Given task: Copy the listing verbatim, excluding any images found in it.

---

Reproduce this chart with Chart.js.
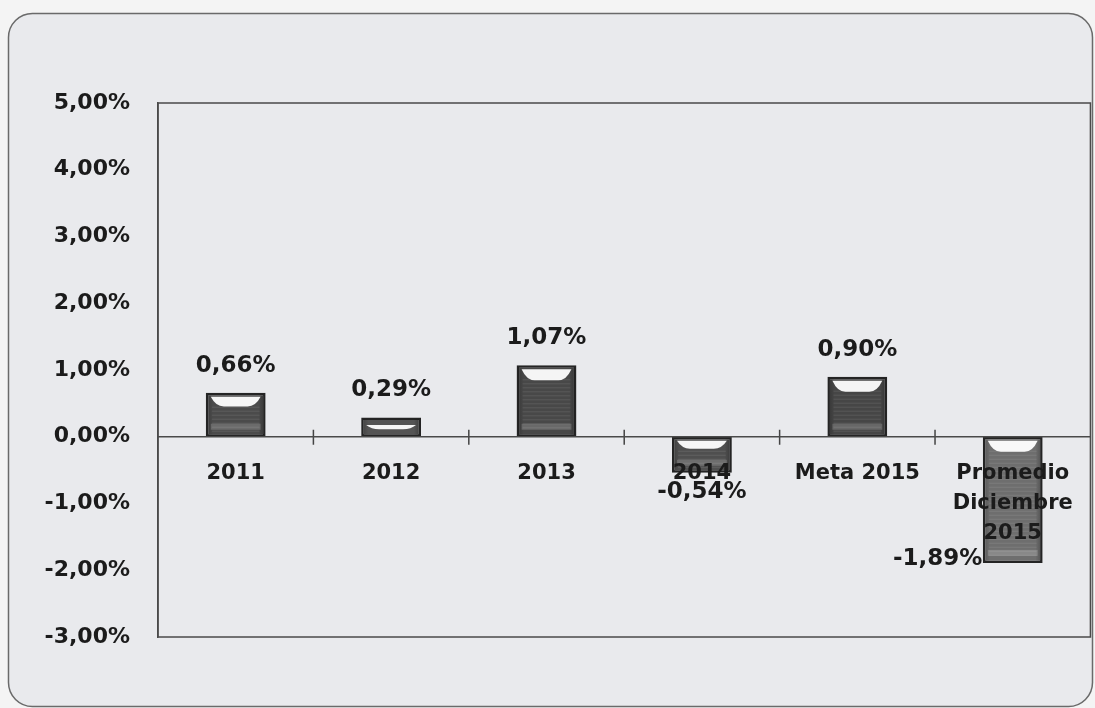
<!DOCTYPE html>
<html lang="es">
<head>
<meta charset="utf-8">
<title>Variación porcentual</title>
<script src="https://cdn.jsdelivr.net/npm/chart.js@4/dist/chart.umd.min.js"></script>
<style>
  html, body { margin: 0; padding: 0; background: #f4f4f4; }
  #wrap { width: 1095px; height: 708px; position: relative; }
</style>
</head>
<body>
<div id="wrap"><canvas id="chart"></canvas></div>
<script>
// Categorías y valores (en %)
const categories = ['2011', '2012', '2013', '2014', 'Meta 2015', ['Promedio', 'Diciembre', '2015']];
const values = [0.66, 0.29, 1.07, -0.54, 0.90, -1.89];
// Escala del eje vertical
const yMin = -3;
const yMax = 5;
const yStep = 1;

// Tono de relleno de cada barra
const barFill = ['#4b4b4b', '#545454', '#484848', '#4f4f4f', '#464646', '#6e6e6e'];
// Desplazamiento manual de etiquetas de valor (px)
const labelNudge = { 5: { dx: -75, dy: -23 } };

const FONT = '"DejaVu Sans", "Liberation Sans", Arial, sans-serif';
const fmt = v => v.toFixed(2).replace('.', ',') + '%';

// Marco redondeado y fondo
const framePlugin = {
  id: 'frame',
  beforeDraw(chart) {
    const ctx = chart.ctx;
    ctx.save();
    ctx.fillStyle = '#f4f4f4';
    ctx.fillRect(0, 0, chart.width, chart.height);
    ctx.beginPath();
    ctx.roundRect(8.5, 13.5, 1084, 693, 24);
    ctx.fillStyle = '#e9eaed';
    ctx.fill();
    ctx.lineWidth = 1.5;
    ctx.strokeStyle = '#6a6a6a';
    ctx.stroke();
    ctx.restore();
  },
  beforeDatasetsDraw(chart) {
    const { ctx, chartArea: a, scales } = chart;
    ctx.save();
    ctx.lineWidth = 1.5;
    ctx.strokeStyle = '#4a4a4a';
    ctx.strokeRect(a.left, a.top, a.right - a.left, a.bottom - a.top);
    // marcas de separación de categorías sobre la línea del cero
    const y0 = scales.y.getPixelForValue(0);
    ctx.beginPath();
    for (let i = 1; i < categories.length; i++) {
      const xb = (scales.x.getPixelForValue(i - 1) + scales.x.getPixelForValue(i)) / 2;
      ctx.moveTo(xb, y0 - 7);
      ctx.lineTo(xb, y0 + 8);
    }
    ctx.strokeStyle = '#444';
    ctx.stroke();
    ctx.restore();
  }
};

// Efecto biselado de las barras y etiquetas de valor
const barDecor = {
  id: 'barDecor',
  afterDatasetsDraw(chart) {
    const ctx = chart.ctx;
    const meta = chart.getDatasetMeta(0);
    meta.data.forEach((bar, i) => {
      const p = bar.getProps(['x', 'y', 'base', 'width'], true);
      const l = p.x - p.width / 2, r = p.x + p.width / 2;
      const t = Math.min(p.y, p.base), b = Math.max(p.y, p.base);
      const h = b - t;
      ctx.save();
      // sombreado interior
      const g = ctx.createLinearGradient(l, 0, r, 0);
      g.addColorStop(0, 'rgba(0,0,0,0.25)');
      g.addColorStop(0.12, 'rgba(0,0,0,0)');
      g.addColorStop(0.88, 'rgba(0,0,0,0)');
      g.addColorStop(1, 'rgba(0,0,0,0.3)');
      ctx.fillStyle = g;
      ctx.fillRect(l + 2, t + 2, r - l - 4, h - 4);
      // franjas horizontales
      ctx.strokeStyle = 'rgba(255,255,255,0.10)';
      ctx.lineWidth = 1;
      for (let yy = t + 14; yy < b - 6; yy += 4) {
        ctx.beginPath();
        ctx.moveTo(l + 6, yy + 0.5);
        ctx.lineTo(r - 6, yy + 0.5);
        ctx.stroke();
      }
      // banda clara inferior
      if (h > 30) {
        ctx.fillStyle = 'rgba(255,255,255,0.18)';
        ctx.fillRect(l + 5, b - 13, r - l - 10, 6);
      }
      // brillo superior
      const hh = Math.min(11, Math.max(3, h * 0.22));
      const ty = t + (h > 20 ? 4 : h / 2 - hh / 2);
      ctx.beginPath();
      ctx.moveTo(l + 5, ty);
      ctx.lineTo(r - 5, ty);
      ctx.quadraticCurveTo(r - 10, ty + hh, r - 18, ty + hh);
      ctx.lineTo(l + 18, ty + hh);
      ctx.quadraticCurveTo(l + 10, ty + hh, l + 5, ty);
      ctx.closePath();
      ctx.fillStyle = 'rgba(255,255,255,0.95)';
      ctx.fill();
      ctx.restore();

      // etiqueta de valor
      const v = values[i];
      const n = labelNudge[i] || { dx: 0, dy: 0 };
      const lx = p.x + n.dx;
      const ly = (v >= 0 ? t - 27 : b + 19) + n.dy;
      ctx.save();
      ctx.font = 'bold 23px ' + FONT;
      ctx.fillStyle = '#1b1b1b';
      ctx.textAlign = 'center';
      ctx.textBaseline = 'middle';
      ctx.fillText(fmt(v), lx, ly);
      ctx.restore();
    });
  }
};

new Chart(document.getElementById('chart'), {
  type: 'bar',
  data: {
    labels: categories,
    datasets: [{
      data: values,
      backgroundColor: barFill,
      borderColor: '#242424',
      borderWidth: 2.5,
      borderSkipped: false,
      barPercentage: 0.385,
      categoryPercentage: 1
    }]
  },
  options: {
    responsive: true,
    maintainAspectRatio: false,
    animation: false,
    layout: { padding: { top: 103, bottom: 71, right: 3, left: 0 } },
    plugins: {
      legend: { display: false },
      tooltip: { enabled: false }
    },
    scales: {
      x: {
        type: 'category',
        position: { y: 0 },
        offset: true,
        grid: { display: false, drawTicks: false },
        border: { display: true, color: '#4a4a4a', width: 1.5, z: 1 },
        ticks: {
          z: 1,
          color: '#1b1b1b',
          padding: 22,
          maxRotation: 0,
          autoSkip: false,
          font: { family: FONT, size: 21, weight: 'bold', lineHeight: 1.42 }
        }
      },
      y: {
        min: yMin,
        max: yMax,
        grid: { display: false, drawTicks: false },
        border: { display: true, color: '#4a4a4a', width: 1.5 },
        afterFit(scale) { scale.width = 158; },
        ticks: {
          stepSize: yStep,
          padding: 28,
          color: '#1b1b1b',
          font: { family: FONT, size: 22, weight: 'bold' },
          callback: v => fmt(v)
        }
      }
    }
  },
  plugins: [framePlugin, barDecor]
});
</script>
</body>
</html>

---

Solution for this problem:
Reproduce this chart with Chart.js.
<!DOCTYPE html>
<html lang="es">
<head>
<meta charset="utf-8">
<title>Variación porcentual</title>
<script src="https://cdn.jsdelivr.net/npm/chart.js@4/dist/chart.umd.min.js"></script>
<style>
  html, body { margin: 0; padding: 0; background: #f4f4f4; }
  #wrap { width: 1095px; height: 708px; position: relative; }
</style>
</head>
<body>
<div id="wrap"><canvas id="chart"></canvas></div>
<script>
// Categorías y valores (en %)
const categories = ['2011', '2012', '2013', '2014', 'Meta 2015', ['Promedio', 'Diciembre', '2015']];
const values = [0.66, 0.29, 1.07, -0.54, 0.90, -1.89];
// Escala del eje vertical
const yMin = -3;
const yMax = 5;
const yStep = 1;

// Tono de relleno de cada barra
const barFill = ['#4b4b4b', '#545454', '#484848', '#4f4f4f', '#464646', '#6e6e6e'];
// Desplazamiento manual de etiquetas de valor (px)
const labelNudge = { 5: { dx: -75, dy: -23 } };

const FONT = '"DejaVu Sans", "Liberation Sans", Arial, sans-serif';
const fmt = v => v.toFixed(2).replace('.', ',') + '%';

// Marco redondeado y fondo
const framePlugin = {
  id: 'frame',
  beforeDraw(chart) {
    const ctx = chart.ctx;
    ctx.save();
    ctx.fillStyle = '#f4f4f4';
    ctx.fillRect(0, 0, chart.width, chart.height);
    ctx.beginPath();
    ctx.roundRect(8.5, 13.5, 1084, 693, 24);
    ctx.fillStyle = '#e9eaed';
    ctx.fill();
    ctx.lineWidth = 1.5;
    ctx.strokeStyle = '#6a6a6a';
    ctx.stroke();
    ctx.restore();
  },
  beforeDatasetsDraw(chart) {
    const { ctx, chartArea: a, scales } = chart;
    ctx.save();
    ctx.lineWidth = 1.5;
    ctx.strokeStyle = '#4a4a4a';
    ctx.strokeRect(a.left, a.top, a.right - a.left, a.bottom - a.top);
    // marcas de separación de categorías sobre la línea del cero
    const y0 = scales.y.getPixelForValue(0);
    ctx.beginPath();
    for (let i = 1; i < categories.length; i++) {
      const xb = (scales.x.getPixelForValue(i - 1) + scales.x.getPixelForValue(i)) / 2;
      ctx.moveTo(xb, y0 - 7);
      ctx.lineTo(xb, y0 + 8);
    }
    ctx.strokeStyle = '#444';
    ctx.stroke();
    ctx.restore();
  }
};

// Efecto biselado de las barras y etiquetas de valor
const barDecor = {
  id: 'barDecor',
  afterDatasetsDraw(chart) {
    const ctx = chart.ctx;
    const meta = chart.getDatasetMeta(0);
    meta.data.forEach((bar, i) => {
      const p = bar.getProps(['x', 'y', 'base', 'width'], true);
      const l = p.x - p.width / 2, r = p.x + p.width / 2;
      const t = Math.min(p.y, p.base), b = Math.max(p.y, p.base);
      const h = b - t;
      ctx.save();
      // sombreado interior
      const g = ctx.createLinearGradient(l, 0, r, 0);
      g.addColorStop(0, 'rgba(0,0,0,0.25)');
      g.addColorStop(0.12, 'rgba(0,0,0,0)');
      g.addColorStop(0.88, 'rgba(0,0,0,0)');
      g.addColorStop(1, 'rgba(0,0,0,0.3)');
      ctx.fillStyle = g;
      ctx.fillRect(l + 2, t + 2, r - l - 4, h - 4);
      // franjas horizontales
      ctx.strokeStyle = 'rgba(255,255,255,0.10)';
      ctx.lineWidth = 1;
      for (let yy = t + 14; yy < b - 6; yy += 4) {
        ctx.beginPath();
        ctx.moveTo(l + 6, yy + 0.5);
        ctx.lineTo(r - 6, yy + 0.5);
        ctx.stroke();
      }
      // banda clara inferior
      if (h > 30) {
        ctx.fillStyle = 'rgba(255,255,255,0.18)';
        ctx.fillRect(l + 5, b - 13, r - l - 10, 6);
      }
      // brillo superior
      const hh = Math.min(11, Math.max(3, h * 0.22));
      const ty = t + (h > 20 ? 4 : h / 2 - hh / 2);
      ctx.beginPath();
      ctx.moveTo(l + 5, ty);
      ctx.lineTo(r - 5, ty);
      ctx.quadraticCurveTo(r - 10, ty + hh, r - 18, ty + hh);
      ctx.lineTo(l + 18, ty + hh);
      ctx.quadraticCurveTo(l + 10, ty + hh, l + 5, ty);
      ctx.closePath();
      ctx.fillStyle = 'rgba(255,255,255,0.95)';
      ctx.fill();
      ctx.restore();

      // etiqueta de valor
      const v = values[i];
      const n = labelNudge[i] || { dx: 0, dy: 0 };
      const lx = p.x + n.dx;
      const ly = (v >= 0 ? t - 27 : b + 19) + n.dy;
      ctx.save();
      ctx.font = 'bold 23px ' + FONT;
      ctx.fillStyle = '#1b1b1b';
      ctx.textAlign = 'center';
      ctx.textBaseline = 'middle';
      ctx.fillText(fmt(v), lx, ly);
      ctx.restore();
    });
  }
};

new Chart(document.getElementById('chart'), {
  type: 'bar',
  data: {
    labels: categories,
    datasets: [{
      data: values,
      backgroundColor: barFill,
      borderColor: '#242424',
      borderWidth: 2.5,
      borderSkipped: false,
      barPercentage: 0.385,
      categoryPercentage: 1
    }]
  },
  options: {
    responsive: true,
    maintainAspectRatio: false,
    animation: false,
    layout: { padding: { top: 103, bottom: 71, right: 3, left: 0 } },
    plugins: {
      legend: { display: false },
      tooltip: { enabled: false }
    },
    scales: {
      x: {
        type: 'category',
        position: { y: 0 },
        offset: true,
        grid: { display: false, drawTicks: false },
        border: { display: true, color: '#4a4a4a', width: 1.5, z: 1 },
        ticks: {
          z: 1,
          color: '#1b1b1b',
          padding: 22,
          maxRotation: 0,
          autoSkip: false,
          font: { family: FONT, size: 21, weight: 'bold', lineHeight: 1.42 }
        }
      },
      y: {
        min: yMin,
        max: yMax,
        grid: { display: false, drawTicks: false },
        border: { display: true, color: '#4a4a4a', width: 1.5 },
        afterFit(scale) { scale.width = 158; },
        ticks: {
          stepSize: yStep,
          padding: 28,
          color: '#1b1b1b',
          font: { family: FONT, size: 22, weight: 'bold' },
          callback: v => fmt(v)
        }
      }
    }
  },
  plugins: [framePlugin, barDecor]
});
</script>
</body>
</html>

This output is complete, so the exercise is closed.